The playoff picture will obviously become much clearer in the coming weeks. Or, at least it hopefully will, because the Pittsburgh Pirates are currently the only team that is essentially already out of the race (can’t wait to eat these words in a few weeks when they suddenly become the ‘27 Yankees). Anyways, that means that either ten teams are going to fight for Joe Musgrove and marginally improve their rotation or they’ll take their chances with what they have.
The point is that cutting out the middle teams altogether from being sellers almost completely saps the market of worthwhile players. Bad teams generally don’t have good players, that’s why they’re bad after all (I do actually get paid for this kind of analysis, by the way). The few good players they do have will have such an astronomical price attached to them that the naturally conservative front offices members of other teams won’t meet that price. A few might out of desperation, but desperate front office members are few and far between.
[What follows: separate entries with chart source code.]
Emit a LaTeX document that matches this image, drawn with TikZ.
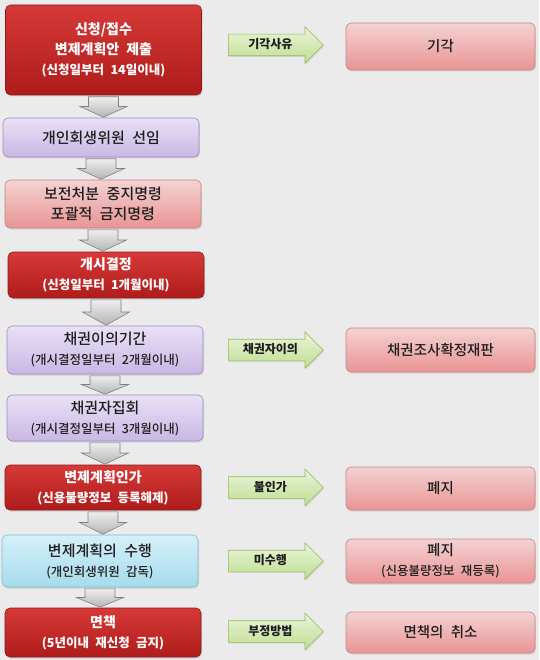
\documentclass[tikz,border=0pt]{standalone}
\usepackage{fontspec}
\setmainfont{Noto Sans CJK KR}[WordSpace=2.2]
\newfontfamily\krmed{Noto Sans CJK KR Medium}[WordSpace=2.2]
\usetikzlibrary{shapes.arrows,shadows,calc}
\definecolor{bgc}{HTML}{EBEBEB}
\definecolor{redT}{HTML}{D63A38}
\definecolor{redD}{HTML}{AE1C1B}
\definecolor{redB}{HTML}{8E1A18}
\definecolor{purT}{HTML}{E9E1F5}
\definecolor{purD}{HTML}{C8B7E4}
\definecolor{purB}{HTML}{9C8CC2}
\definecolor{pinkT}{HTML}{F4D2D2}
\definecolor{pinkD}{HTML}{E99494}
\definecolor{pinkB}{HTML}{C58585}
\definecolor{cyT}{HTML}{D4F0F9}
\definecolor{cyD}{HTML}{A6DBEC}
\definecolor{cyB}{HTML}{7DBDD2}
\definecolor{grT}{HTML}{EBF4DA}
\definecolor{grD}{HTML}{C0DD92}
\definecolor{grB}{HTML}{97B858}
\definecolor{gyT}{HTML}{EEEEEE}
\definecolor{gyD}{HTML}{B4B4B4}
\definecolor{gyB}{HTML}{808080}
\definecolor{txt}{HTML}{1E1E1E}
\newcommand\psz{\fontsize{12.5}{20}\selectfont}
\newcommand\dnarrow[2]{%
  \draw[grayarr] let \p1=(#1.south), \p2=(#2.north),
    \p3=($(#1.south)!0.5!(#2.north)$) in
    (\x1-15pt,\y1-1.5pt) -- (\x1+15pt,\y1-1.5pt) -- (\x1+15pt,\y3)
    -- (\x1+23.5pt,\y3) -- (\x1,\y2+0.5pt) -- (\x1-23.5pt,\y3)
    -- (\x1-15pt,\y3) -- cycle;}
\begin{document}
\begin{tikzpicture}[x=1pt,y=-1pt,
  box/.style={rectangle, rounded corners=5pt, align=center, inner sep=2pt,
    line width=0.6pt, drop shadow={opacity=0.22, shadow xshift=1pt, shadow yshift=-1.5pt}},
  lbox/.style={box, minimum width=196pt},
  rbox/.style={box, minimum width=189pt, draw=pinkB, top color=pinkT, bottom color=pinkD, text=txt,
    font=\krmed\fontsize{14.5}{20}\selectfont},
  redbox/.style={lbox, draw=redB, top color=redT, bottom color=redD, text=white,
    font=\bfseries\fontsize{14}{20}\selectfont},
  lightfont/.style={text=txt, font=\krmed\fontsize{15}{20}\selectfont},
  purbox/.style={lbox, draw=purB, top color=purT, bottom color=purD, lightfont},
  pinkbox/.style={lbox, draw=pinkB, top color=pinkT, bottom color=pinkD, lightfont},
  cybox/.style={lbox, draw=cyB, top color=cyT, bottom color=cyD, lightfont},
  grayarr/.style={draw=gyB, line width=0.6pt, top color=gyT, bottom color=gyD},
  garrow/.style={single arrow, anchor=tail, minimum height=95pt,
    single arrow head extend=7.5pt, text height=9pt, text depth=2pt,
    inner ysep=5pt, inner xsep=4pt, draw=grB, line width=0.6pt,
    top color=grT, bottom color=grD,
    text=txt, font=\fontsize{12}{14}\selectfont\bfseries,
    drop shadow={opacity=0.18, shadow xshift=1pt, shadow yshift=-1.2pt}}
]
\fill[bgc] (0,0) rectangle (539,660);
% left column
\node[redbox, minimum height=90pt] (b1) at (103.5,50) {신청/접수\\변제계획안 제출\\{\psz (신청일부터 14일이내)}};
\node[purbox, minimum height=39pt] (b2) at (101,137.5) {개인회생위원 선임};
\node[pinkbox, minimum height=48pt] (b3) at (103,204) {보전처분 중지명령\\포괄적 금지명령};
\node[redbox, minimum height=46pt] (b4) at (106,275) {개시결정\\{\psz (신청일부터 1개월이내)}};
\node[purbox, minimum height=48pt] (b5) at (105,350) {채권이의기간\\{\psz (개시결정일부터 2개월이내)}};
\node[purbox, minimum height=46pt] (b6) at (105,418) {채권자집회\\{\psz (개시결정일부터 3개월이내)}};
\node[redbox, minimum height=45pt] (b7) at (103,487.5) {변제계획인가\\{\psz (신용불량정보 등록해제)}};
\node[cybox, minimum height=52pt] (b8) at (100,561) {변제계획의 수행\\{\psz (개인회생위원 감독)}};
\node[redbox, minimum height=49pt] (b9) at (103,632.5) {면책\\{\psz (5년이내 재신청 금지)}};
\dnarrow{b1}{b2}
\dnarrow{b2}{b3}
\dnarrow{b3}{b4}
\dnarrow{b4}{b5}
\dnarrow{b5}{b6}
\dnarrow{b6}{b7}
\dnarrow{b7}{b8}
\dnarrow{b8}{b9}
% right column
\node[rbox, minimum height=47pt] (r1) at (440.5,46.5) {기각};
\node[rbox, minimum height=44pt] (r2) at (440.5,350) {채권조사확정재판};
\node[rbox, minimum height=43pt] (r3) at (440.5,488.5) {폐지};
\node[rbox, minimum height=44pt] (r4) at (440.5,561) {폐지\\{\psz (신용불량정보 재등록)}};
\node[rbox, minimum height=41pt] (r5) at (440.5,632.5) {면책의 취소};
% green arrows
\node[garrow] (g1) at (228,45) {기각사유};
\node[garrow] (g2) at (228,350) {채권자이의};
\node[garrow] (g3) at (228,487.5) {불인가};
\node[garrow] (g4) at (228,561) {미수행};
\node[garrow] (g5) at (228,631.5) {부정방법};
\end{tikzpicture}
\end{document}
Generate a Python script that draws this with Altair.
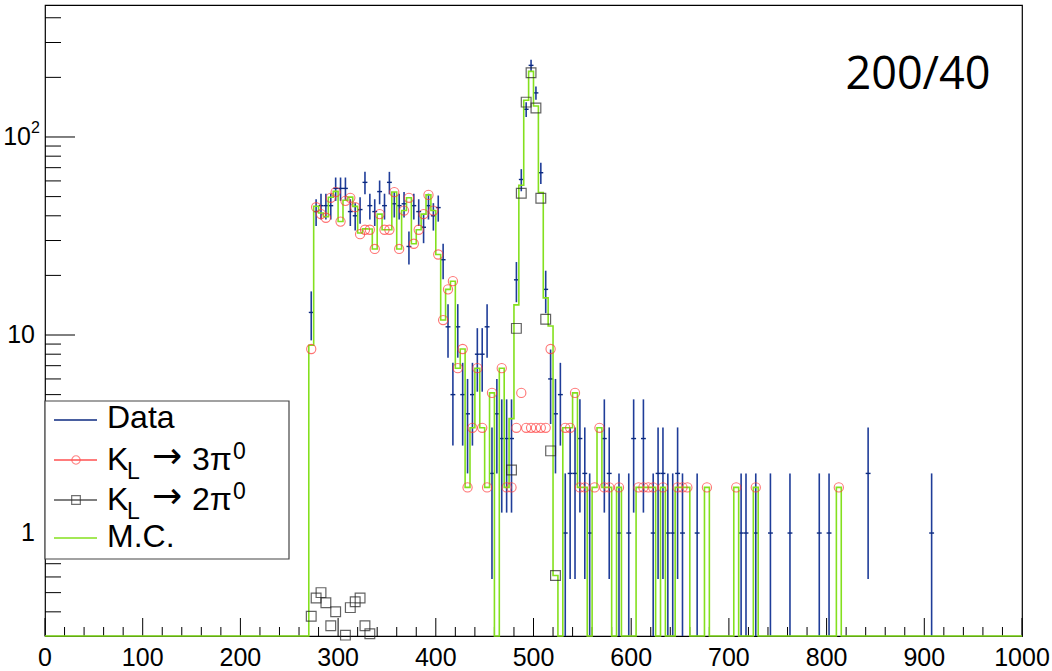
import math
import altair as alt
import pandas as pd

# ---------------- data ----------------
BIN_W = 5
Y_MIN, Y_MAX = 0.302, 464.0

data_bins = [270, 275, 280, 285, 290, 295, 300, 305, 310, 315, 320, 325, 330, 335, 340,
             345, 350, 355, 360, 365, 370, 375, 380, 385, 390, 395, 400, 405, 410, 415,
             420, 425, 430, 435, 440, 445, 450, 455, 460, 465, 470, 475, 480, 485, 490,
             495, 500, 505, 510, 515, 520, 525, 530, 535, 540, 545, 550, 555, 570, 575,
             585, 595, 600, 610, 620, 625, 630, 635, 640, 645, 650, 665, 710, 715, 725,
             740, 760, 790, 800, 840, 905]
data_counts = [13, 42, 45, 45, 45, 55, 55, 55, 42, 40, 43, 59, 45, 42, 53,
               45, 59, 46, 45, 46, 28, 45, 42, 35, 45, 40, 44, 24, 11, 5,
               11, 5, 4, 5, 8, 8, 11, 2, 4, 3, 3, 3, 19, 61, 138,
               230, 167, 66, 17, 6, 4, 5, 1, 2, 2, 3, 2, 1, 3, 2,
               1, 1, 3, 3, 1, 2, 2, 1, 1, 2, 1, 1, 1, 1, 1,
               1, 1, 1, 1, 2, 1]

k3pi_bins = [270, 275, 280, 285, 290, 295, 300, 305, 310, 315, 320, 325, 330, 335, 340,
             345, 350, 355, 360, 365, 370, 375, 380, 385, 390, 395, 400, 405, 410, 415,
             420, 425, 430, 435, 440, 445, 450, 455, 465, 470, 475, 480, 485, 490, 495,
             500, 505, 510, 515, 530, 535, 540, 545, 550, 560, 565, 570, 575, 585, 605,
             610, 615, 620, 630, 645, 650, 655, 675, 705, 725, 810]
k3pi_vals = [8.5, 44.2, 40.8, 39.1, 49.3, 52.7, 37.4, 47.6, 49.3, 44.2, 32.3, 34.0, 34.0, 27.2, 40.8,
             34.0, 34.0, 52.7, 27.2, 42.5, 49.3, 28.9, 34.0, 40.8, 51.0, 42.5, 25.5, 11.9, 17.0, 18.7,
             6.8, 8.5, 1.7, 3.4, 6.8, 3.4, 1.7, 5.1, 6.8, 1.7, 1.7, 3.4, 5.1, 3.4, 3.4,
             3.4, 3.4, 3.4, 8.5, 3.4, 3.4, 5.1, 1.7, 1.7, 1.7, 3.4, 1.7, 1.7, 1.7, 1.7,
             1.7, 1.7, 1.7, 1.7, 1.7, 1.7, 1.7, 1.7, 1.7, 1.7, 1.7]

k2pi_bins = [270, 275, 280, 285, 290, 295, 305, 310, 315, 320, 325, 330,
             475, 480, 485, 490, 495, 500, 505, 510, 515, 520]
k2pi_vals = [0.38, 0.47, 0.50, 0.445, 0.34, 0.40, 0.305, 0.42, 0.45, 0.47, 0.34, 0.31,
             2.08, 10.8, 52.0, 150.0, 211.0, 140.0, 49.0, 12.0, 2.6, 0.61]

x_tick_values = [0, 100, 200, 300, 400, 500, 600, 700, 800, 900, 1000]
x_tick_labels = ["0", "100", "200", "300", "400", "500", "600", "700", "800", "900", "1000"]
y_major_values = [1, 10, 100]
y_minor_values = [0.4, 0.5, 0.6, 0.7, 0.8, 0.9, 2, 3, 4, 5, 6, 7, 8, 9,
                  20, 30, 40, 50, 60, 70, 80, 90, 200, 300, 400]
x_minor_values = [v for v in range(0, 1001, 20) if v % 100 != 0]

# ---------------- styling ----------------
W, H = 977, 631
BLUE = "#1f3d99"
RED = "#ff3a3a"
GREY = "#222222"
GREEN = "#84e01e"
FONT = "Liberation Sans"

xs = alt.Scale(domain=[0, 1000], nice=False, zero=False)
ys = alt.Scale(type="log", domain=[Y_MIN, Y_MAX], nice=False, clamp=True)

# ---------------- tables ----------------
df_data = pd.DataFrame({"b": data_bins, "n": data_counts})
df_data["xc"] = df_data["b"] + BIN_W / 2
df_data["x0"] = df_data["b"]
df_data["x1"] = df_data["b"] + BIN_W
df_data["lo"] = [max(n - math.sqrt(n), Y_MIN) for n in df_data["n"]]
df_data["hi"] = [n + math.sqrt(n) for n in df_data["n"]]

df_k3 = pd.DataFrame({"b": k3pi_bins, "v": k3pi_vals})
df_k3["xc"] = df_k3["b"] + BIN_W / 2
df_k2 = pd.DataFrame({"b": k2pi_bins, "v": k2pi_vals})
df_k2["xc"] = df_k2["b"] + BIN_W / 2

# M.C. = K_L -> 3pi0 + K_L -> 2pi0 (drawn as histogram steps)
mc = {}
for b, v in zip(k3pi_bins, k3pi_vals):
    mc[b] = mc.get(b, 0) + v
for b, v in zip(k2pi_bins, k2pi_vals):
    mc[b] = mc.get(b, 0) + v
mc_x, mc_y = [], []
for b in range(0, 1000, BIN_W):
    mc_x.append(b)
    mc_y.append(max(mc.get(b, 0), Y_MIN))
mc_x.append(1000)
mc_y.append(mc_y[-1])
df_mc = pd.DataFrame({"x": mc_x, "y": mc_y})

# ---------------- layers ----------------
def xq(f):
    return alt.X(f, scale=xs, axis=None)

def yq(f):
    return alt.Y(f, scale=ys, axis=None)

x_major = alt.Chart(pd.DataFrame({"v": x_tick_values})).mark_rule(color="black", strokeWidth=1).encode(
    x=xq("v:Q"), y=alt.value(H - 18), y2=alt.value(H))
x_minor = alt.Chart(pd.DataFrame({"v": x_minor_values})).mark_rule(color="black", strokeWidth=1).encode(
    x=xq("v:Q"), y=alt.value(H - 9), y2=alt.value(H))
y_major = alt.Chart(pd.DataFrame({"v": y_major_values})).mark_rule(color="black", strokeWidth=1).encode(
    y=yq("v:Q"), x=alt.value(0), x2=alt.value(30))
y_minor = alt.Chart(pd.DataFrame({"v": y_minor_values})).mark_rule(color="black", strokeWidth=1).encode(
    y=yq("v:Q"), x=alt.value(0), x2=alt.value(16))

err_v = alt.Chart(df_data).mark_rule(color=BLUE, strokeWidth=1.6).encode(
    x=xq("xc:Q"), y=yq("lo:Q"), y2="hi:Q")
err_h = alt.Chart(df_data).mark_rule(color="#0c2a80", strokeWidth=1.4).encode(
    x=xq("x0:Q"), x2="x1:Q", y=yq("n:Q"))

mc_line = alt.Chart(df_mc).mark_line(interpolate="step-after", color=GREEN, strokeWidth=1.6).encode(
    x=xq("x:Q"), y=yq("y:Q"))

k3_pts = alt.Chart(df_k3).mark_point(shape="circle", filled=False, color=RED, size=85, strokeWidth=1.1).encode(
    x=xq("xc:Q"), y=yq("v:Q"))
k2_pts = alt.Chart(df_k2).mark_point(shape="square", filled=False, color=GREY, size=95, strokeWidth=1.2).encode(
    x=xq("xc:Q"), y=yq("v:Q"))

x_labels = alt.Chart(pd.DataFrame({"v": x_tick_values, "t": x_tick_labels})).mark_text(
    font=FONT, fontSize=25, align="center", baseline="alphabetic", color="black").encode(
    x=xq("v:Q"), y=alt.value(H + 30), text="t:N")

y_lab_df = pd.DataFrame({"v": [1, 10], "t": ["1", "10"]})
y_labels = alt.Chart(y_lab_df).mark_text(
    font=FONT, fontSize=25, align="right", baseline="middle", color="black").encode(
    y=yq("v:Q"), x=alt.value(-10), text="t:N")
y_lab100 = alt.Chart(pd.DataFrame({"v": [100], "t": ["10"]})).mark_text(
    font=FONT, fontSize=25, align="right", baseline="middle", color="black").encode(
    y=yq("v:Q"), x=alt.value(-14), text="t:N")
y_lab100sup = alt.Chart(pd.DataFrame({"v": [100], "t": ["2"]})).mark_text(
    font=FONT, fontSize=16, align="left", baseline="middle", color="black", dy=-9).encode(
    y=yq("v:Q"), x=alt.value(-14), text="t:N")


def txt(s, x, y, size=32, align="left", font=FONT, color="black"):
    return alt.Chart(pd.DataFrame({"a": [0]})).mark_text(
        font=font, fontSize=size, align=align, baseline="alphabetic", color=color).encode(
        x=alt.value(x), y=alt.value(y), text=alt.value(s))


def seg(x1, x2, y, color):
    return alt.Chart(pd.DataFrame({"a": [0]})).mark_rule(color=color, strokeWidth=1.4).encode(
        x=alt.value(x1), x2=alt.value(x2), y=alt.value(y))


legend_box = alt.Chart(pd.DataFrame({"a": [0]})).mark_rect(
    fill="white", stroke="#444444", strokeWidth=1.2).encode(
    x=alt.value(0), x2=alt.value(244), y=alt.value(396), y2=alt.value(554))

ARROW = "\u2192"
leg_items = [
    seg(9, 52, 415, "#0c2a80"),
    txt("Data", 62, 423),
    seg(9, 52, 455, "#ff5050"),
    alt.Chart(pd.DataFrame({"a": [0]})).mark_point(shape="circle", filled=False, color="#ff5050", size=70, strokeWidth=1.1).encode(
        x=alt.value(31), y=alt.value(455)),
    txt("K", 62, 465),
    txt("L", 82, 474, size=23),
    txt(ARROW, 107, 463, size=36, font="DejaVu Sans"),
    txt("3\u03c0", 147, 465),
    txt("0", 188, 454, size=23),
    seg(9, 52, 495, "#555555"),
    alt.Chart(pd.DataFrame({"a": [0]})).mark_point(shape="square", filled=False, color="#333333", size=75, strokeWidth=1.2).encode(
        x=alt.value(31), y=alt.value(495)),
    txt("K", 62, 505),
    txt("L", 82, 514, size=23),
    txt(ARROW, 107, 503, size=36, font="DejaVu Sans"),
    txt("2\u03c0", 147, 505),
    txt("0", 188, 494, size=23),
    seg(9, 52, 533, GREEN),
    txt("M.C.", 62, 542),
]

title_txt = txt("200/40", 873, 84, size=45, align="center", font="Open Sans")

chart = alt.layer(
    x_minor, x_major, y_minor, y_major,
    err_v, err_h, mc_line, k3_pts, k2_pts,
    legend_box, *leg_items,
    x_labels, y_labels, y_lab100, y_lab100sup, title_txt,
).properties(
    width=W, height=H,
    autosize=alt.AutoSizeParams(type="none"),
    padding={"left": 45, "top": 5, "right": 30, "bottom": 35},
    background="white",
).configure_view(stroke="black", strokeWidth=1.2)

chart.save("out.html", embed_options={"renderer": "svg", "actions": False})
Of course, fringe teams who can make the playoffs might still sell. It would be one hell of a thing to say “we’re giving up this chance to make the playoffs so that we have a chance to make the playoffs in the future”, but MLB teams have hid behind “the future” for years now anyways. Ultimately, I don’t see that happening and instead we will have the slowest trade deadline to ever exist. I hope I’m wrong! I really do. This just happens to be the most apparent end game of everything that has made this season so strange. At least in regards to the trade deadline.